Exercise task -> Repeat verbatim the lines from the one containing "Output the Python" to the one containing "import plotly.graph_objects as go", ends included, minus any pictures.

* * *

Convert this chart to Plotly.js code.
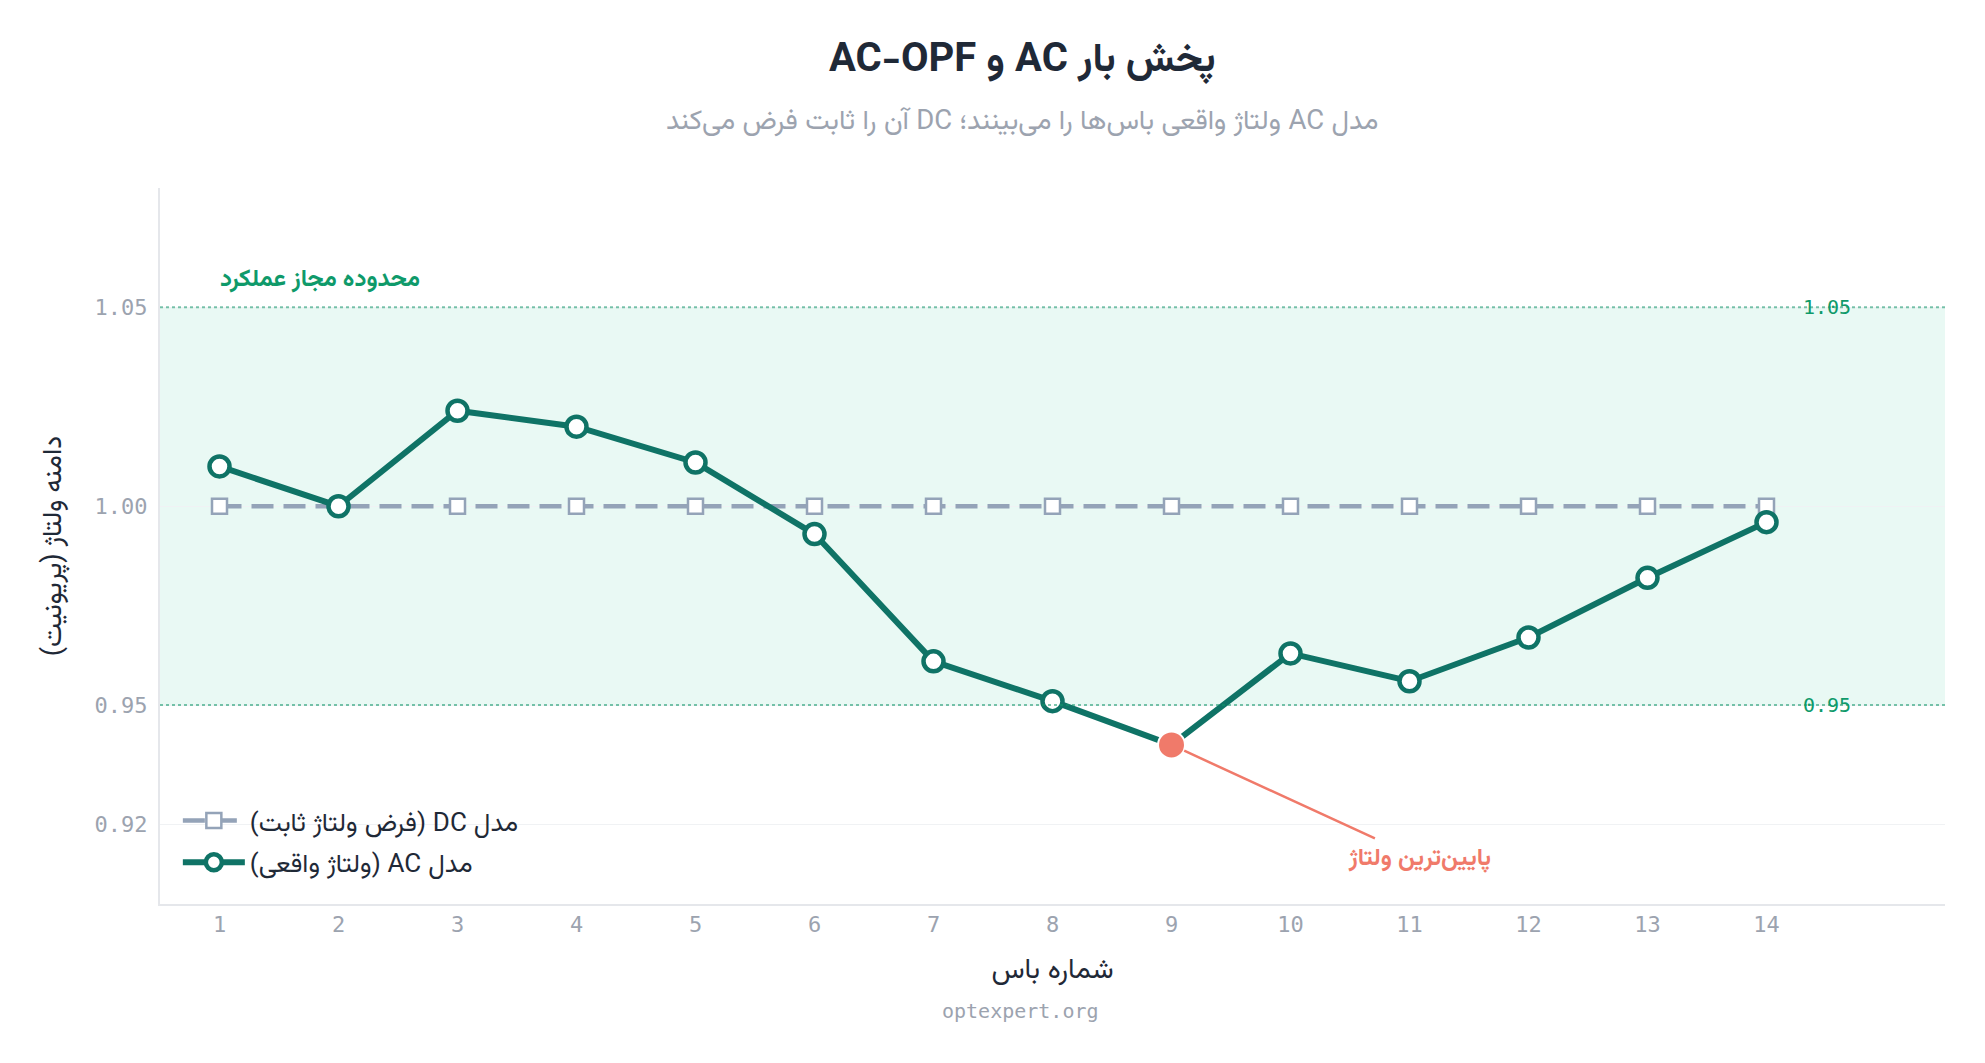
<!DOCTYPE html>
<html>
<head>
<meta charset="utf-8">
<script src="https://cdn.plot.ly/plotly-3.0.1.min.js"></script>
<style>
  html, body { margin: 0; padding: 0; background: #ffffff; }
  #gd { width: 1985px; height: 1063px; }
</style>
</head>
<body>
<div id="gd"></div>
<script>
// bus numbers and per-unit voltages
var buses = [1, 2, 3, 4, 5, 6, 7, 8, 9, 10, 11, 12, 13, 14];
var acVoltage = [1.010, 1.000, 1.024, 1.020, 1.011, 0.993, 0.961, 0.951, 0.940, 0.963, 0.956, 0.967, 0.982, 0.996];
var dcVoltage = [1, 1, 1, 1, 1, 1, 1, 1, 1, 1, 1, 1, 1, 1];
var vMin = 0.95;
var vMax = 1.05;
var yTicks = [0.92, 0.95, 1.00, 1.05];
var yTickText = ["0.92", "0.95", "1.00", "1.05"];

var faFont = "Vazirmatn, 'Noto Sans Arabic', 'DejaVu Sans', sans-serif";
var monoFont = "'DejaVu Sans Mono', 'Liberation Mono', monospace";
var teal = "#0f7366";
var coral = "#f07a6a";
var green = "#0f9a6a";

// force right-to-left order for Persian strings inside svg text
function rtl(s) { return "\u202B" + s + "\u202C"; }

// lowest AC voltage
var lowIdx = 0;
acVoltage.forEach(function (v, i) { if (v < acVoltage[lowIdx]) lowIdx = i; });

var dcTrace = {
  x: buses,
  y: dcVoltage,
  type: "scatter",
  mode: "lines+markers",
  name: rtl("مدل DC (فرض ولتاژ ثابت)"),
  legendgroup: "dc",
  line: { color: "#94a3b8", width: 4.5, dash: "22px,10px" },
  marker: { symbol: "square", size: 15, color: "#ffffff", line: { color: "#94a3b8", width: 2.5 } }
};

var acTrace = {
  x: buses,
  y: acVoltage,
  type: "scatter",
  mode: "lines+markers",
  name: rtl("مدل AC (ولتاژ واقعی)"),
  legendgroup: "ac",
  line: { color: teal, width: 6 },
  marker: { symbol: "circle", size: 20, color: "#ffffff", line: { color: teal, width: 4.5 } }
};

var lowTrace = {
  x: [buses[lowIdx]],
  y: [acVoltage[lowIdx]],
  type: "scatter",
  mode: "markers",
  showlegend: false,
  hoverinfo: "skip",
  marker: { symbol: "circle", size: 27, color: coral, line: { color: "#ffffff", width: 2 } }
};

var layout = {
  width: 1985,
  height: 1063,
  paper_bgcolor: "#ffffff",
  plot_bgcolor: "#ffffff",
  margin: { l: 160, r: 40, t: 188, b: 159 },
  font: { family: faFont, color: "#1f2937" },
  title: {
    text: rtl("<b>پخش بار AC و AC-OPF</b>"),
    font: { family: faFont, size: 40, color: "#1f2937" },
    xref: "container",
    yref: "container",
    x: 0.515,
    xanchor: "center",
    y: 0.946,
    yanchor: "middle"
  },
  xaxis: {
    range: [0.5, 15.5],
    tickvals: buses,
    ticktext: buses.map(String),
    showgrid: false,
    zeroline: false,
    showline: true,
    linecolor: "#e5e7eb",
    linewidth: 2,
    ticks: "",
    tickfont: { family: monoFont, size: 22, color: "#9ca3af" },
    title: { text: rtl("شماره باس"), font: { family: faFont, size: 28, color: "#1f2937" }, standoff: 22 }
  },
  yaxis: {
    range: [0.90, 1.08],
    tickvals: yTicks,
    ticktext: yTickText,
    showgrid: true,
    gridcolor: "#f0f2f4",
    gridwidth: 1,
    zeroline: false,
    showline: true,
    linecolor: "#e5e7eb",
    linewidth: 2,
    ticks: "",
    ticklabelstandoff: 6,
    tickfont: { family: monoFont, size: 22, color: "#9ca3af" },
    title: { text: rtl("دامنه ولتاژ (پریونیت)"), font: { family: faFont, size: 27, color: "#1f2937" }, standoff: 25 }
  },
  legend: {
    x: 0.01,
    y: 0.025,
    xanchor: "left",
    yanchor: "bottom",
    bgcolor: "rgba(255,255,255,0)",
    font: { family: faFont, size: 26, color: "#1f2937" },
    itemwidth: 62,
    tracegroupgap: 5
  },
  shapes: [
    {
      type: "rect", xref: "paper", yref: "y", x0: 0, x1: 1, y0: vMin, y1: vMax,
      fillcolor: "rgba(16,185,129,0.09)", line: { width: 0 }, layer: "below"
    },
    {
      type: "line", xref: "paper", yref: "y", x0: 0, x1: 1, y0: vMax, y1: vMax,
      line: { color: "rgba(16,150,105,0.55)", width: 2, dash: "dot" }
    },
    {
      type: "line", xref: "paper", yref: "y", x0: 0, x1: 1, y0: vMin, y1: vMin,
      line: { color: "rgba(16,150,105,0.55)", width: 2, dash: "dot" }
    }
  ],
  annotations: [
    {
      xref: "paper", yref: "paper", x: 0.483, y: 1.0908, xanchor: "center", yanchor: "middle",
      showarrow: false,
      text: rtl("مدل AC ولتاژ واقعی باس‌ها را می‌بینند؛ DC آن را ثابت فرض می‌کند"),
      font: { family: faFont, size: 27.5, color: "#9ca3af" }
    },
    {
      xref: "x", yref: "y", x: buses[0], y: vMax, xanchor: "left", yanchor: "bottom",
      xshift: -2, yshift: 6, showarrow: false,
      text: rtl("<b>محدوده مجاز عملکرد</b>"),
      font: { family: faFont, size: 24, color: green }
    },
    {
      xref: "paper", yref: "y", x: 0.934, y: vMax, xanchor: "center", yanchor: "middle",
      showarrow: false, text: vMax.toFixed(2),
      font: { family: monoFont, size: 20, color: green }
    },
    {
      xref: "paper", yref: "y", x: 0.934, y: vMin, xanchor: "center", yanchor: "middle",
      showarrow: false, text: vMin.toFixed(2),
      font: { family: monoFont, size: 20, color: green }
    },
    {
      xref: "x", yref: "y", x: buses[lowIdx], y: acVoltage[lowIdx],
      text: rtl("<b>پایین‌ترین ولتاژ</b>"),
      showarrow: true, arrowhead: 0, arrowwidth: 2.5, arrowcolor: coral,
      ax: 248, ay: 114, standoff: 14,
      font: { family: faFont, size: 24, color: coral }
    },
    {
      xref: "paper", yref: "paper", x: 0.482, y: -0.149, xanchor: "center", yanchor: "middle",
      showarrow: false, text: "optexpert.org",
      font: { family: monoFont, size: 20, color: "#9ca3af" }
    }
  ]
};

Plotly.newPlot("gd", [dcTrace, acTrace, lowTrace], layout, { displayModeBar: false, responsive: false });
</script>
</body>
</html>
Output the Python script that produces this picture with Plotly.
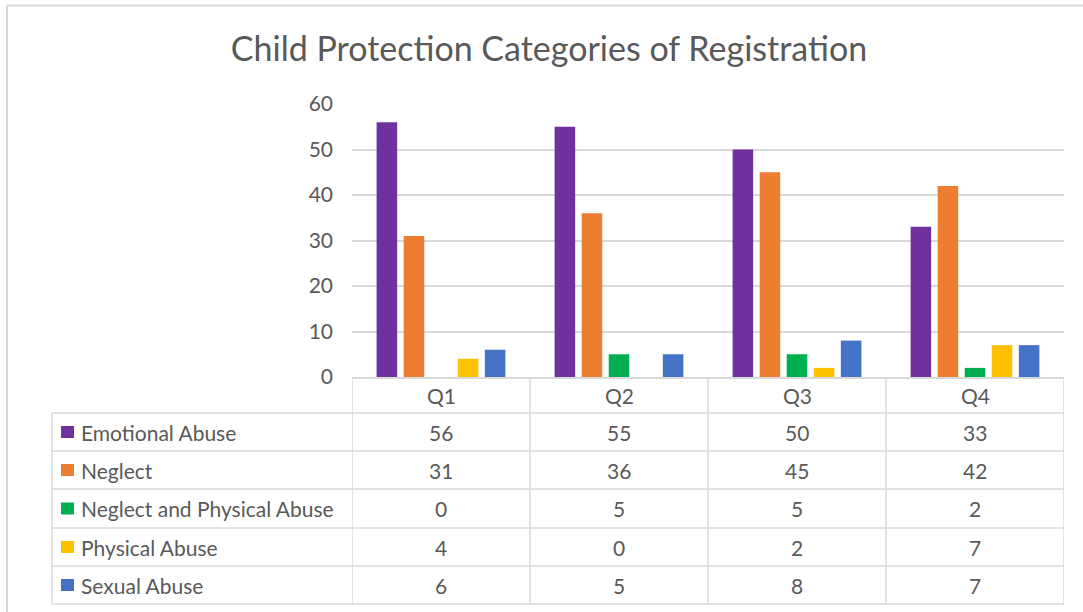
import plotly.graph_objects as go

quarters = ["Q1", "Q2", "Q3", "Q4"]
series_names = ["Emotional Abuse", "Neglect", "Neglect and Physical Abuse",
                "Physical Abuse", "Sexual Abuse"]
emotional_abuse = [56, 55, 50, 33]
neglect = [31, 36, 45, 42]
neglect_and_physical = [0, 5, 5, 2]
physical_abuse = [4, 0, 2, 7]
sexual_abuse = [6, 5, 8, 7]
series_values = [emotional_abuse, neglect, neglect_and_physical, physical_abuse, sexual_abuse]
colors = ["#7030A0", "#ED7D31", "#00B050", "#FFC000", "#4472C4"]
y_ticks = [0, 10, 20, 30, 40, 50, 60]

W, H = 1083, 612
FONT = "Lato"
TXT = "#595959"
GRID = "#D9D9D9"
FS = 21


def px(x):
    return x / W


def py(y):
    return 1 - y / H


plot_left, plot_right = 352, 1064
plot_top, plot_bottom = 104, 377
table_left = 52
row_edges = [413, 451, 489, 528, 566, 604]

fig = go.Figure()
for name, vals, col in zip(series_names, series_values, colors):
    fig.add_trace(go.Bar(x=quarters, y=vals, name=name, marker_color=col,
                         marker_line_width=0, showlegend=False))

shapes = []
annotations = []
line = dict(color=GRID, width=1.5)

# chart border (top and left)
shapes.append(dict(type="line", xref="paper", yref="paper", x0=px(7), x1=1.0,
                   y0=py(5.5), y1=py(5.5), line=dict(color=GRID, width=2)))
shapes.append(dict(type="line", xref="paper", yref="paper", x0=px(7), x1=px(7),
                   y0=py(5), y1=0, line=dict(color=GRID, width=2)))

# header row verticals (category boundaries)
n = len(quarters)
for i in range(n + 1):
    shapes.append(dict(type="line", xref="x", yref="paper", x0=i - 0.5, x1=i - 0.5,
                       y0=py(plot_bottom), y1=py(row_edges[-1]), line=line))
# table left edge
shapes.append(dict(type="line", xref="paper", yref="paper", x0=px(table_left), x1=px(table_left),
                   y0=py(row_edges[0]), y1=py(row_edges[-1]), line=line))
# horizontal row lines
for ry in row_edges:
    shapes.append(dict(type="line", xref="paper", yref="paper",
                       x0=px(table_left), x1=px(plot_right), y0=py(ry), y1=py(ry), line=line))

# table rows
for r, (name, vals, col) in enumerate(zip(series_names, series_values, colors)):
    yc = (row_edges[r] + row_edges[r + 1]) / 2
    shapes.append(dict(type="rect", xref="paper", yref="paper", x0=px(61), x1=px(74),
                       y0=py(yc + 6), y1=py(yc - 6), fillcolor=col, line=dict(width=0)))
    annotations.append(dict(text=name, xref="paper", yref="paper", x=px(79), y=py(yc),
                            xanchor="left", yanchor="middle", showarrow=False,
                            font=dict(family=FONT, size=FS, color=TXT)))
    for i, v in enumerate(vals):
        annotations.append(dict(text=str(v), xref="x", yref="paper", x=quarters[i], y=py(yc),
                                xanchor="center", yanchor="middle", showarrow=False,
                                font=dict(family=FONT, size=FS, color=TXT)))

# header quarter labels
for q in quarters:
    annotations.append(dict(text=q, xref="x", yref="paper", x=q, y=py((plot_bottom + row_edges[0]) / 2),
                            xanchor="center", yanchor="middle", showarrow=False,
                            font=dict(family=FONT, size=FS, color=TXT)))

fig.update_layout(
    width=W, height=H,
    margin=dict(l=0, r=0, t=0, b=0, pad=0, autoexpand=False),
    paper_bgcolor="white", plot_bgcolor="white",
    title=dict(text="Child Protection Categories of Registration", x=549 / W, xanchor="center",
               y=py(49), yanchor="middle", automargin=False,
               font=dict(family=FONT, size=34, color=TXT)),
    bargap=0.24, bargroupgap=0.24,
    barmode="group",
    showlegend=False,
    shapes=shapes, annotations=annotations,
    xaxis=dict(domain=[px(plot_left), px(plot_right)], range=[-0.5, n - 0.5], automargin=False,
               showticklabels=False, showgrid=False, showline=True, linecolor=GRID, linewidth=1.5,
               zeroline=False, fixedrange=True),
    yaxis=dict(domain=[py(plot_bottom), py(plot_top)], range=[0, 60], tickvals=y_ticks,
               automargin=False,
               showgrid=True, gridcolor=GRID, gridwidth=1.5, zeroline=False, showline=False,
               ticks="", ticklabelstandoff=18,
               tickfont=dict(family=FONT, size=FS, color=TXT)),
)

fig.write_html("out.html", config={"displayModeBar": False},
               post_script="document.documentElement.style.margin='0';"
                           "document.body.style.margin='0';document.body.style.padding='0';"
                           "document.body.style.overflow='hidden';")
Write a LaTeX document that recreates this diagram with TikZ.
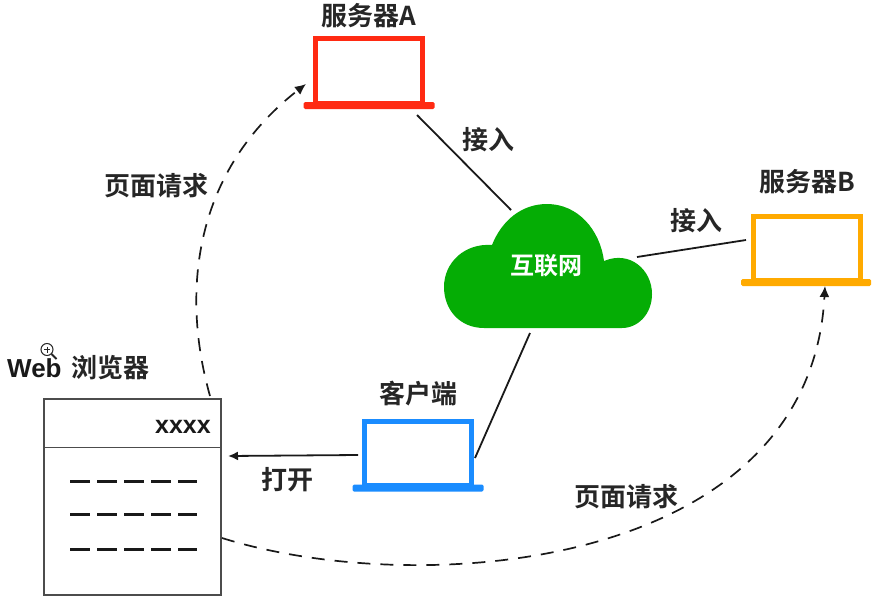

* * *

Worked answer ->
Output the Python script that produces this picture with Plotly.
import plotly.graph_objects as go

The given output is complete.